**Challenge:**
Among the entries below, count the lines where the string "document" occurs, and give only the number.

**Data to process:**
>>>
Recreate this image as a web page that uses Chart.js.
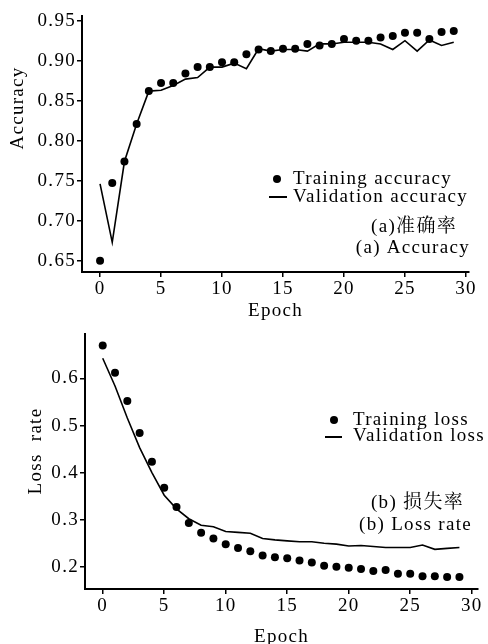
<!DOCTYPE html>
<html>
<head>
<meta charset="utf-8">
<script src="https://cdn.jsdelivr.net/npm/chart.js@4.4.0/dist/chart.umd.min.js"></script>
<style>
    html, body { margin: 0; padding: 0; background: #fff; overflow: hidden; }
    #accChart { position: absolute; left: 0; top: 0; }
    #lossChart { position: absolute; left: 0; top: 322px; }
</style>
</head>
<body>
<canvas id="accChart" width="488" height="322"></canvas>
<canvas id="lossChart" width="488" height="326"></canvas>
<script>
const epochs = [0, 1, 2, 3, 4, 5, 6, 7, 8, 9, 10, 11, 12, 13, 14, 15, 16, 17, 18, 19, 20, 21, 22, 23, 24, 25, 26, 27, 28, 29]

const trainAcc = [0.650, 0.747, 0.774, 0.821, 0.862, 0.872, 0.872, 0.884, 0.892, 0.892,
    0.898, 0.898, 0.908, 0.914, 0.912, 0.915, 0.915, 0.921, 0.919, 0.921,
    0.927, 0.925, 0.925, 0.929, 0.931, 0.935, 0.935, 0.927, 0.936, 0.937]
const valAcc = [0.746, 0.673, 0.774, 0.821, 0.862, 0.863, 0.869, 0.877, 0.879, 0.892,
    0.892, 0.897, 0.890, 0.915, 0.912, 0.914, 0.914, 0.912, 0.921, 0.921,
    0.923, 0.923, 0.923, 0.921, 0.914, 0.925, 0.912, 0.926, 0.919, 0.923]

const trainLoss = [0.670, 0.612, 0.552, 0.484, 0.423, 0.368, 0.327, 0.293, 0.272, 0.260,
    0.248, 0.240, 0.233, 0.224, 0.220, 0.218, 0.213, 0.209, 0.202, 0.200,
    0.198, 0.195, 0.191, 0.193, 0.185, 0.185, 0.180, 0.180, 0.178, 0.178]
const valLoss = [0.643, 0.584, 0.516, 0.453, 0.400, 0.352, 0.323, 0.302, 0.288, 0.285,
    0.275, 0.273, 0.271, 0.260, 0.257, 0.255, 0.253, 0.253, 0.250, 0.248,
    0.244, 0.245, 0.243, 0.241, 0.241, 0.241, 0.246, 0.237, 0.239, 0.241]

const serif = '"Liberation Serif", "Times New Roman", serif'
const cjk = '"Liberation Serif", "Noto Serif CJK SC", "Noto Sans CJK SC", serif'
const fontSize = 19
const spacing = '1.3px'

const toPoints = (xs, ys) => xs.map((x, i) => ({ x: x, y: ys[i] }))

// canvas letter spacing is reset whenever chart.js resizes the canvas
const letterSpacing = {
    id: 'letterSpacing',
    beforeLayout(chart) { chart.ctx.letterSpacing = spacing },
    beforeDraw(chart) { chart.ctx.letterSpacing = spacing }
}

// legend + caption + rotated y title, drawn on top
function notes(cfg) {
    return {
        id: 'notes',
        afterDraw(chart) {
            const ctx = chart.ctx
            ctx.save()
            ctx.letterSpacing = spacing
            ctx.fillStyle = '#000'
            ctx.strokeStyle = '#000'
            ctx.textBaseline = 'middle'

            // y title
            ctx.save()
            ctx.translate(cfg.yTitle.x, cfg.yTitle.y)
            ctx.rotate(-Math.PI / 2)
            ctx.textAlign = 'center'
            ctx.font = fontSize + 'px ' + serif
            ctx.fillText(cfg.yTitle.text, 0, 0)
            ctx.restore()

            // legend
            ctx.beginPath()
            ctx.arc(cfg.dot.x, cfg.dot.y, 4, 0, Math.PI * 2)
            ctx.fill()
            ctx.lineWidth = 2
            ctx.beginPath()
            ctx.moveTo(cfg.dash.x1, cfg.dash.y)
            ctx.lineTo(cfg.dash.x2, cfg.dash.y)
            ctx.stroke()

            ctx.font = fontSize + 'px ' + serif
            ctx.textAlign = 'left'
            cfg.legend.forEach(t => ctx.fillText(t.text, t.x, t.y))

            ctx.textAlign = 'right'
            cfg.captions.forEach(t => {
                ctx.font = fontSize + 'px ' + (t.cjk ? cjk : serif)
                ctx.fillText(t.text, t.x, t.y)
            })
            ctx.restore()
        }
    }
}

function axisOpts(min, max, step, digits, size) {
    return {
        type: 'linear',
        min: min,
        max: max,
        afterFit: size,
        border: { display: true, color: '#000', width: 2 },
        grid: { drawOnChartArea: false, drawTicks: true, tickLength: 5, color: '#000', lineWidth: 1.5 },
        ticks: {
            stepSize: step,
            includeBounds: false,
            padding: 1,
            color: '#000',
            font: { family: serif, size: fontSize },
            callback: v => v.toFixed(digits)
        }
    }
}

function makeChart(id, train, val, xRange, yRange, yStep, yDigits, yWidth, xHeight, pad, notesCfg) {
    const xAxis = axisOpts(xRange[0], xRange[1], 5, 0, s => { s.height = xHeight })
    xAxis.title = {
        display: true,
        text: 'Epoch',
        color: '#000',
        padding: 0,
        font: { family: serif, size: fontSize }
    }
    const yAxis = axisOpts(yRange[0], yRange[1], yStep, yDigits, s => { s.width = yWidth })

    return new Chart(document.getElementById(id).getContext('2d'), {
        type: 'scatter',
        data: {
            datasets: [{
                label: 'train',
                data: toPoints(epochs, train),
                showLine: false,
                pointRadius: 4,
                pointBackgroundColor: '#000',
                pointBorderWidth: 0
            }, {
                label: 'val',
                data: toPoints(epochs, val),
                showLine: true,
                borderColor: '#000',
                borderWidth: 1.6,
                pointRadius: 0,
                tension: 0
            }]
        },
        options: {
            responsive: false,
            animation: false,
            layout: { padding: pad },
            plugins: {
                legend: { display: false },
                tooltip: { enabled: false }
            },
            scales: { x: xAxis, y: yAxis }
        },
        plugins: [letterSpacing, notes(notesCfg)]
    })
}

const accChart = makeChart('accChart', trainAcc, valAcc,
    [-1.48, 30.25], [0.6359, 0.9559], 0.05, 2, 82, 50,
    { top: 16, right: 19, left: 0, bottom: 0 },
    {
        yTitle: { text: 'Accuracy', x: 18, y: 108 },
        dot: { x: 277, y: 179 },
        dash: { x1: 269, x2: 287, y: 197 },
        legend: [
            { text: 'Training accuracy', x: 293, y: 179 },
            { text: 'Validation accuracy', x: 293, y: 197 }
        ],
        captions: [
            { text: '(a)准确率', x: 457, y: 227, cjk: true },
            { text: '(a) Accuracy', x: 470, y: 248 }
        ]
    })

const lossChart = makeChart('lossChart', trainLoss, valLoss,
    [-1.44, 30.51], [0.1527, 0.6936], 0.1, 1, 85, 59,
    { top: 11, right: 10, left: 0, bottom: 0 },
    {
        yTitle: { text: 'Loss  rate', x: 36, y: 129 },
        dot: { x: 334, y: 98 },
        dash: { x1: 325, x2: 342, y: 115 },
        legend: [
            { text: 'Training loss', x: 353, y: 98 },
            { text: 'Validation loss', x: 353, y: 114 }
        ],
        captions: [
            { text: '(b) 损失率', x: 464, y: 181, cjk: true },
            { text: '(b) Loss rate', x: 472, y: 203 }
        ]
    })
</script>
</body>
</html>
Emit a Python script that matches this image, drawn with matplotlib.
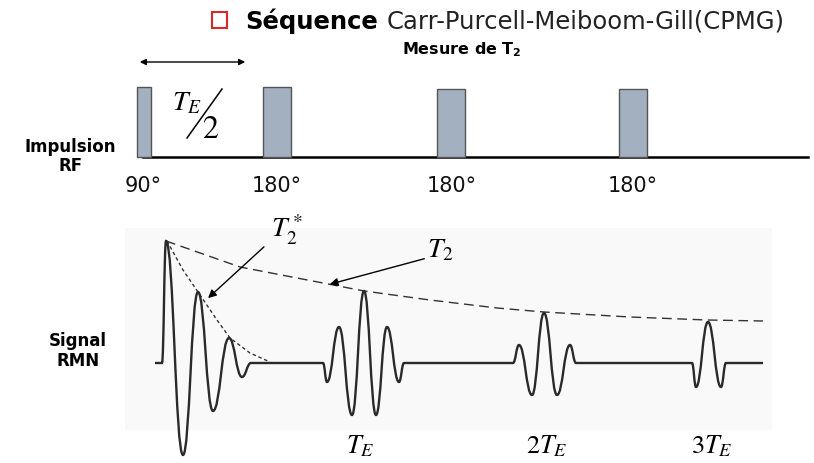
import matplotlib
matplotlib.use("Agg")
import matplotlib.pyplot as plt
from matplotlib.patches import Rectangle
from matplotlib.path import Path
from matplotlib.patches import PathPatch

plt.rcParams['mathtext.fontset'] = 'stix'

# --- RF pulses (x left, width, top) in picture units ---
pulse_left = [137, 263, 437, 619]
pulse_width = [14, 28, 28, 28]
pulse_top = [87, 87, 89, 89]
pulse_labels = ['90°', '180°', '180°', '180°']
pulse_label_x = [143, 277, 452, 633]
rf_base_y = 157

# --- NMR signal: extrema of the trace ---
sig_x = [155, 162, 166, 183, 198, 213, 229, 242, 251,
         323, 327, 339, 352, 364, 376, 387, 399, 404,
         513, 519, 532, 544, 557, 570, 576,
         692, 696, 708, 721, 726, 763]
sig_y = [363, 363, 241, 455, 292, 411, 338, 377, 363,
         363, 382, 327, 415, 291, 415, 327, 382, 363,
         363, 345, 395, 313, 395, 345, 363,
         363, 387, 322, 387, 363, 363]

# T2 envelope (dashed) and T2* envelope (dotted)
t2_x = [166, 240, 323, 364, 430, 497, 544, 630, 707, 763]
t2_y = [241, 267, 283, 291, 300, 308, 312, 317, 320, 321]
t2s_x = [167, 183, 198, 217, 230, 250, 270]
t2s_y = [241, 270, 292, 320, 338, 353, 362]

echo_labels = ['$T_E$', '$2T_E$', '$3T_E$']
echo_label_x = [360, 547, 712]


def smooth_path(xs, ys, k=0.45):
    # cubic segments with flat tangents at each extremum
    verts = [(xs[0], ys[0])]
    codes = [Path.MOVETO]
    for i in range(1, len(xs)):
        dx = xs[i] - xs[i - 1]
        verts += [(xs[i - 1] + k * dx, ys[i - 1]), (xs[i] - k * dx, ys[i]), (xs[i], ys[i])]
        codes += [Path.CURVE4] * 3
    return Path(verts, codes)


fig = plt.figure(figsize=(8.14, 4.63), dpi=100)
ax = fig.add_axes([0, 0, 1, 1])
ax.set_xlim(0, 814)
ax.set_ylim(463, 0)
ax.axis('off')

# light panel behind signal
ax.add_patch(Rectangle((125, 228), 647, 202, facecolor='#f9f9f9', edgecolor='none', zorder=0))

# --- title ---
ax.add_patch(Rectangle((212, 12), 15, 16, fill=False, edgecolor='#d42a2a', lw=1.5))
t1 = ax.text(245, 21, 'Séquence', fontsize=17.5, fontweight='bold', va='center', ha='left')
fig.canvas.draw()
bb = t1.get_window_extent(fig.canvas.get_renderer())
ax.text(bb.x1 + 9, 21, 'Carr-Purcell-Meiboom-Gill(CPMG)', fontsize=17.5, va='center', ha='left', color='#222222')
ax.text(462, 50, r'Mesure de T$_\mathbf{2}$', fontsize=11.5, fontweight='bold', ha='center', va='center',
        math_fontfamily='dejavusans')

# --- RF line ---
ax.annotate('', xy=(137, 62), xytext=(248, 62),
            arrowprops=dict(arrowstyle='<|-|>', color='black', lw=1, mutation_scale=9))
ax.plot([143, 808], [rf_base_y, rf_base_y], color='black', lw=1.8, zorder=2)
for left, w, top in zip(pulse_left, pulse_width, pulse_top):
    ax.add_patch(Rectangle((left, top), w, rf_base_y - top, facecolor='#a3b0bf',
                           edgecolor='#555555', lw=1, zorder=3))
for lab, x in zip(pulse_labels, pulse_label_x):
    ax.text(x, 186, lab, fontsize=15, ha='center', va='center', color='#111111')

ax.text(172, 110, '$T_E$', fontsize=20, ha='left', va='baseline')
ax.plot([187, 222], [138, 89], color='black', lw=1.1)
ax.text(202, 138, '$2$', fontsize=23, ha='left', va='baseline')

ax.text(70, 147, 'Impulsion', fontsize=12, fontweight='bold', ha='center', va='center')
ax.text(71, 166, 'RF', fontsize=12, fontweight='bold', ha='center', va='center')
ax.text(78, 341, 'Signal', fontsize=12, fontweight='bold', ha='center', va='center')
ax.text(78, 361, 'RMN', fontsize=12, fontweight='bold', ha='center', va='center')

# --- signal ---
ax.add_patch(PathPatch(smooth_path(sig_x, sig_y), fill=False, edgecolor='#2a2a2a', lw=1.7, zorder=4))
ax.plot(t2_x, t2_y, color='#333333', lw=1, ls=(0, (7, 4)), zorder=3)
ax.plot(t2s_x, t2s_y, color='#333333', lw=1, ls=(0, (2.5, 2)), zorder=3)

ax.annotate('', xy=(206, 300), xytext=(266, 245),
            arrowprops=dict(arrowstyle='-|>', color='black', lw=1, mutation_scale=12))
ax.annotate('', xy=(327, 285), xytext=(427, 258),
            arrowprops=dict(arrowstyle='-|>', color='black', lw=1, mutation_scale=12))
ax.text(271, 238, '$T_2^*$', fontsize=20, ha='left', va='baseline')
ax.text(427, 257, '$T_2$', fontsize=20, ha='left', va='baseline')

for lab, x in zip(echo_labels, echo_label_x):
    ax.text(x, 453, lab, fontsize=19, ha='center', va='baseline')

fig.savefig('out.png', dpi=100)
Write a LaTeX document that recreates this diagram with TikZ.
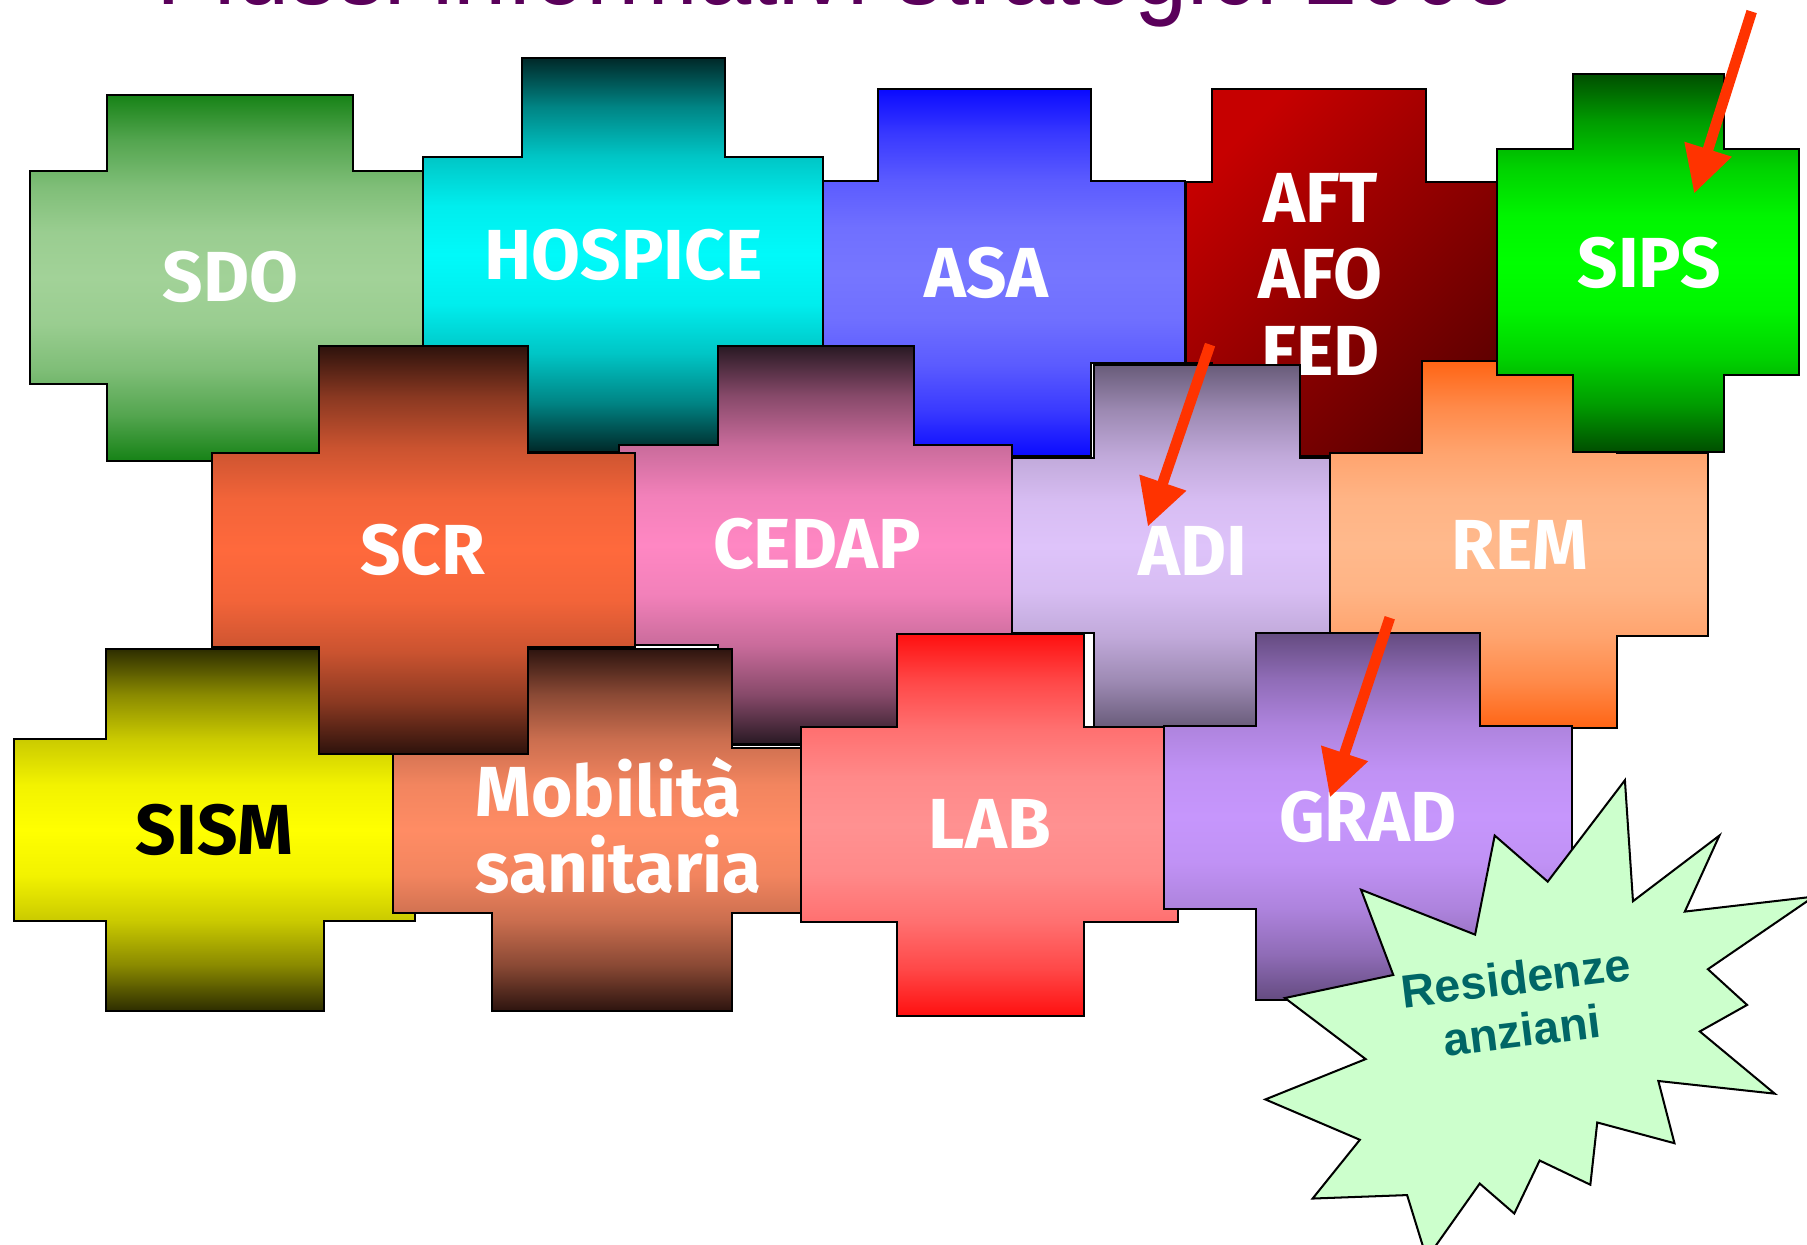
<<<
**Task result:**
2